THE REQUEST >> Copy out the listing that follows, exactly, without its pictures.

..........

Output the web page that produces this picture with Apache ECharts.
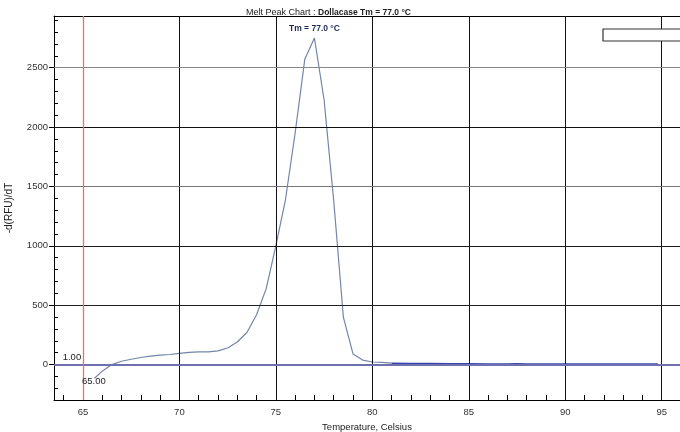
<!DOCTYPE html>
<html><head><meta charset="utf-8">
<script src="https://cdn.jsdelivr.net/npm/echarts@6/dist/echarts.min.js"></script>
<style>html,body{margin:0;padding:0;background:#fff}#c{width:680px;height:432px}</style>
</head><body><div id="c"></div>
<script>
// Main melt-peak curve (Temperature °C, -d(RFU)/dT)
const temps  = [65.6, 66.0, 66.5, 67.0, 67.5, 68.0, 68.5, 69.0, 69.5, 70.0, 70.5, 71.0, 71.5, 72.0, 72.5, 73.0, 73.5, 74.0, 74.5, 75.0, 75.5, 76.0, 76.5, 77.0, 77.5, 78.0, 78.5, 79.0, 79.5, 80.0, 80.5, 81.0];
const dRFU   = [-115, -55, 0, 28, 45, 60, 72, 80, 85, 95, 103, 108, 108, 115, 140, 190, 270, 420, 640, 1000, 1390, 1950, 2570, 2750, 2230, 1380, 400, 90, 38, 22, 18, 12];
// Darker tail after the peak
const tailTemps  = [81.0, 82.0, 83.0, 84.0, 85.0, 86.0, 87.0, 87.5, 88.0, 89.0, 90.0, 91.0, 92.0, 93.0, 94.0, 94.8];
const tailValues = [10, 8, 7, 6, 5, 4, 4, 6, 4, 3, 3, 3, 3, 3, 3, 3];

const xLabelTicks = [65, 70, 75, 80, 85, 90, 95];
const xMinorTicks = [64, 65, 66, 67, 68, 69, 70, 71, 72, 73, 74, 75, 76, 77, 78, 79, 80, 81, 82, 83, 84, 85, 86, 87, 88, 89, 90, 91, 92, 93, 94, 95];
const yLabelTicks = [0, 500, 1000, 1500, 2000, 2500];
const yMinorTicks = [-200, -100, 0, 100, 200, 300, 400, 500, 600, 700, 800, 900, 1000, 1100, 1200, 1300, 1400, 1500, 1600, 1700, 1800, 1900, 2000, 2100, 2200, 2300, 2400, 2500, 2600, 2700, 2800, 2900];
const gridX = [70, 75, 80, 85, 90, 95];
const gridY = [500, 1000, 1500, 2000, 2500];
const gridYColors = ['#222', '#1a1a1a', '#777', '#111', '#888'];
const cursorTemp = 65;
const cursorValueText = '1.00';
const cursorTempText = '65.00';
const peakTemp = 77.0;
const peakValue = 2750;
const peakText = 'Tm = 77.0 °C';
const titleMain = 'Melt Peak Chart : ';
const titleBold = 'Dollacase Tm = 77.0 °C';

const FONT = 'Liberation Sans, Arial, sans-serif';
const chart = echarts.init(document.getElementById('c'), null, {renderer: 'canvas'});

const markLines = [];
gridX.forEach(v => markLines.push({xAxis: v, lineStyle: {color: '#111', width: 1, type: 'solid'}}));
gridY.forEach((v, i) => markLines.push({yAxis: v, lineStyle: {color: gridYColors[i], width: 1, type: 'solid'}}));
markLines.push({yAxis: 0, lineStyle: {color: '#7070b0', width: 2, type: 'solid'}});
markLines.push({xAxis: cursorTemp, lineStyle: {color: '#e0785c', width: 1.3, type: 'solid', opacity: 1}});

chart.setOption({
  animation: false,
  backgroundColor: '#fff',
  title: {
    left: 241, top: 3,
    text: '{a|' + titleMain + '}{b|' + titleBold + '}',
    textStyle: {
      fontWeight: 'normal',
      rich: {
        a: {fontFamily: FONT, fontSize: 9, fontWeight: 'normal', color: '#222'},
        b: {fontFamily: FONT, fontSize: 8.5, fontWeight: 'bold', color: '#222'}
      }
    }
  },
  grid: {left: 54, right: 0, top: 16, bottom: 32, containLabel: false, outerBoundsMode: 'none'},
  xAxis: [{
    type: 'value', min: 63.5, max: 95.95,
    axisLine: {show: true, onZero: false, lineStyle: {color: '#000', width: 1}},
    axisTick: {show: true, inside: true, length: 5, customValues: xMinorTicks, lineStyle: {color: '#000'}},
    axisLabel: {customValues: xLabelTicks, color: '#333', fontSize: 9.5, fontFamily: FONT, margin: 7},
    splitLine: {show: false},
    name: 'Temperature, Celsius', nameLocation: 'middle', nameGap: 19,
    nameTextStyle: {color: '#222', fontSize: 9.5, fontFamily: FONT}
  }, {
    type: 'value', position: 'top', min: 63.5, max: 95.95,
    axisLine: {show: true, onZero: false, lineStyle: {color: '#000', width: 1}},
    axisTick: {show: false}, axisLabel: {show: false}, splitLine: {show: false}
  }],
  yAxis: [{
    type: 'value', min: -298, max: 2935,
    axisLine: {show: true, onZero: false, lineStyle: {color: '#000', width: 1}},
    axisTick: {show: true, inside: true, length: 4, customValues: yMinorTicks, lineStyle: {color: '#000'}},
    axisLabel: {customValues: yLabelTicks, formatter: v => String(v), color: '#333', fontSize: 9.5, fontFamily: FONT, margin: 6},
    splitLine: {show: false},
    name: '-d(RFU)/dT', nameLocation: 'middle', nameGap: 40, nameRotate: 90,
    nameTextStyle: {color: '#222', fontSize: 10, fontFamily: FONT}
  }, {
    type: 'value', position: 'left', offset: 0, min: -298, max: 2935,
    axisLine: {show: false},
    axisTick: {show: true, inside: false, length: 5, customValues: yLabelTicks, lineStyle: {color: '#000'}},
    axisLabel: {show: false}, splitLine: {show: false}
  }],
  series: [{
    type: 'line', z: 1, data: [], silent: true,
    markLine: {
      silent: true, symbol: ['none', 'none'], label: {show: false}, animation: false,
      data: markLines
    },
    markPoint: {
      silent: true, symbolSize: 0, animation: false,
      data: [{
        coord: [cursorTemp, 0], value: cursorValueText,
        label: {show: true, formatter: cursorValueText, position: 'inside', offset: [-11, -7], color: '#222', fontSize: 9.5, fontFamily: FONT}
      }, {
        coord: [cursorTemp, 0], value: cursorTempText,
        label: {show: true, formatter: cursorTempText, position: 'inside', offset: [11, 17], color: '#222', fontSize: 9.5, fontFamily: FONT}
      }]
    }
  }, {
    type: 'line', z: 3, showSymbol: false, smooth: false,
    data: temps.map((t, i) => [t, dRFU[i]]),
    lineStyle: {color: '#7186a8', width: 1.2},
    markPoint: {
      silent: true, symbolSize: 0, animation: false,
      data: [{
        coord: [peakTemp, peakValue], value: peakText,
        label: {show: true, formatter: peakText, position: 'inside', offset: [0, -9], color: '#1c2b55', fontSize: 8.5, fontWeight: 'bold', fontFamily: FONT}
      }]
    }
  }, {
    type: 'line', z: 4, showSymbol: false, smooth: false,
    data: tailTemps.map((t, i) => [t, tailValues[i]]),
    lineStyle: {color: '#3444aa', width: 2}
  }],
  graphic: [{
    type: 'rect', z: 100,
    shape: {x: 603, y: 29, width: 90, height: 12},
    style: {fill: '#fff', stroke: '#333', lineWidth: 1.2}
  }]
});
</script>
</body></html>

..........

ANSWER TO THE TASK >>
Output the web page that produces this picture with Apache ECharts.
<!DOCTYPE html>
<html><head><meta charset="utf-8">
<script src="https://cdn.jsdelivr.net/npm/echarts@6/dist/echarts.min.js"></script>
<style>html,body{margin:0;padding:0;background:#fff}#c{width:680px;height:432px}</style>
</head><body><div id="c"></div>
<script>
// Main melt-peak curve (Temperature °C, -d(RFU)/dT)
const temps  = [65.6, 66.0, 66.5, 67.0, 67.5, 68.0, 68.5, 69.0, 69.5, 70.0, 70.5, 71.0, 71.5, 72.0, 72.5, 73.0, 73.5, 74.0, 74.5, 75.0, 75.5, 76.0, 76.5, 77.0, 77.5, 78.0, 78.5, 79.0, 79.5, 80.0, 80.5, 81.0];
const dRFU   = [-115, -55, 0, 28, 45, 60, 72, 80, 85, 95, 103, 108, 108, 115, 140, 190, 270, 420, 640, 1000, 1390, 1950, 2570, 2750, 2230, 1380, 400, 90, 38, 22, 18, 12];
// Darker tail after the peak
const tailTemps  = [81.0, 82.0, 83.0, 84.0, 85.0, 86.0, 87.0, 87.5, 88.0, 89.0, 90.0, 91.0, 92.0, 93.0, 94.0, 94.8];
const tailValues = [10, 8, 7, 6, 5, 4, 4, 6, 4, 3, 3, 3, 3, 3, 3, 3];

const xLabelTicks = [65, 70, 75, 80, 85, 90, 95];
const xMinorTicks = [64, 65, 66, 67, 68, 69, 70, 71, 72, 73, 74, 75, 76, 77, 78, 79, 80, 81, 82, 83, 84, 85, 86, 87, 88, 89, 90, 91, 92, 93, 94, 95];
const yLabelTicks = [0, 500, 1000, 1500, 2000, 2500];
const yMinorTicks = [-200, -100, 0, 100, 200, 300, 400, 500, 600, 700, 800, 900, 1000, 1100, 1200, 1300, 1400, 1500, 1600, 1700, 1800, 1900, 2000, 2100, 2200, 2300, 2400, 2500, 2600, 2700, 2800, 2900];
const gridX = [70, 75, 80, 85, 90, 95];
const gridY = [500, 1000, 1500, 2000, 2500];
const gridYColors = ['#222', '#1a1a1a', '#777', '#111', '#888'];
const cursorTemp = 65;
const cursorValueText = '1.00';
const cursorTempText = '65.00';
const peakTemp = 77.0;
const peakValue = 2750;
const peakText = 'Tm = 77.0 °C';
const titleMain = 'Melt Peak Chart : ';
const titleBold = 'Dollacase Tm = 77.0 °C';

const FONT = 'Liberation Sans, Arial, sans-serif';
const chart = echarts.init(document.getElementById('c'), null, {renderer: 'canvas'});

const markLines = [];
gridX.forEach(v => markLines.push({xAxis: v, lineStyle: {color: '#111', width: 1, type: 'solid'}}));
gridY.forEach((v, i) => markLines.push({yAxis: v, lineStyle: {color: gridYColors[i], width: 1, type: 'solid'}}));
markLines.push({yAxis: 0, lineStyle: {color: '#7070b0', width: 2, type: 'solid'}});
markLines.push({xAxis: cursorTemp, lineStyle: {color: '#e0785c', width: 1.3, type: 'solid', opacity: 1}});

chart.setOption({
  animation: false,
  backgroundColor: '#fff',
  title: {
    left: 241, top: 3,
    text: '{a|' + titleMain + '}{b|' + titleBold + '}',
    textStyle: {
      fontWeight: 'normal',
      rich: {
        a: {fontFamily: FONT, fontSize: 9, fontWeight: 'normal', color: '#222'},
        b: {fontFamily: FONT, fontSize: 8.5, fontWeight: 'bold', color: '#222'}
      }
    }
  },
  grid: {left: 54, right: 0, top: 16, bottom: 32, containLabel: false, outerBoundsMode: 'none'},
  xAxis: [{
    type: 'value', min: 63.5, max: 95.95,
    axisLine: {show: true, onZero: false, lineStyle: {color: '#000', width: 1}},
    axisTick: {show: true, inside: true, length: 5, customValues: xMinorTicks, lineStyle: {color: '#000'}},
    axisLabel: {customValues: xLabelTicks, color: '#333', fontSize: 9.5, fontFamily: FONT, margin: 7},
    splitLine: {show: false},
    name: 'Temperature, Celsius', nameLocation: 'middle', nameGap: 19,
    nameTextStyle: {color: '#222', fontSize: 9.5, fontFamily: FONT}
  }, {
    type: 'value', position: 'top', min: 63.5, max: 95.95,
    axisLine: {show: true, onZero: false, lineStyle: {color: '#000', width: 1}},
    axisTick: {show: false}, axisLabel: {show: false}, splitLine: {show: false}
  }],
  yAxis: [{
    type: 'value', min: -298, max: 2935,
    axisLine: {show: true, onZero: false, lineStyle: {color: '#000', width: 1}},
    axisTick: {show: true, inside: true, length: 4, customValues: yMinorTicks, lineStyle: {color: '#000'}},
    axisLabel: {customValues: yLabelTicks, formatter: v => String(v), color: '#333', fontSize: 9.5, fontFamily: FONT, margin: 6},
    splitLine: {show: false},
    name: '-d(RFU)/dT', nameLocation: 'middle', nameGap: 40, nameRotate: 90,
    nameTextStyle: {color: '#222', fontSize: 10, fontFamily: FONT}
  }, {
    type: 'value', position: 'left', offset: 0, min: -298, max: 2935,
    axisLine: {show: false},
    axisTick: {show: true, inside: false, length: 5, customValues: yLabelTicks, lineStyle: {color: '#000'}},
    axisLabel: {show: false}, splitLine: {show: false}
  }],
  series: [{
    type: 'line', z: 1, data: [], silent: true,
    markLine: {
      silent: true, symbol: ['none', 'none'], label: {show: false}, animation: false,
      data: markLines
    },
    markPoint: {
      silent: true, symbolSize: 0, animation: false,
      data: [{
        coord: [cursorTemp, 0], value: cursorValueText,
        label: {show: true, formatter: cursorValueText, position: 'inside', offset: [-11, -7], color: '#222', fontSize: 9.5, fontFamily: FONT}
      }, {
        coord: [cursorTemp, 0], value: cursorTempText,
        label: {show: true, formatter: cursorTempText, position: 'inside', offset: [11, 17], color: '#222', fontSize: 9.5, fontFamily: FONT}
      }]
    }
  }, {
    type: 'line', z: 3, showSymbol: false, smooth: false,
    data: temps.map((t, i) => [t, dRFU[i]]),
    lineStyle: {color: '#7186a8', width: 1.2},
    markPoint: {
      silent: true, symbolSize: 0, animation: false,
      data: [{
        coord: [peakTemp, peakValue], value: peakText,
        label: {show: true, formatter: peakText, position: 'inside', offset: [0, -9], color: '#1c2b55', fontSize: 8.5, fontWeight: 'bold', fontFamily: FONT}
      }]
    }
  }, {
    type: 'line', z: 4, showSymbol: false, smooth: false,
    data: tailTemps.map((t, i) => [t, tailValues[i]]),
    lineStyle: {color: '#3444aa', width: 2}
  }],
  graphic: [{
    type: 'rect', z: 100,
    shape: {x: 603, y: 29, width: 90, height: 12},
    style: {fill: '#fff', stroke: '#333', lineWidth: 1.2}
  }]
});
</script>
</body></html>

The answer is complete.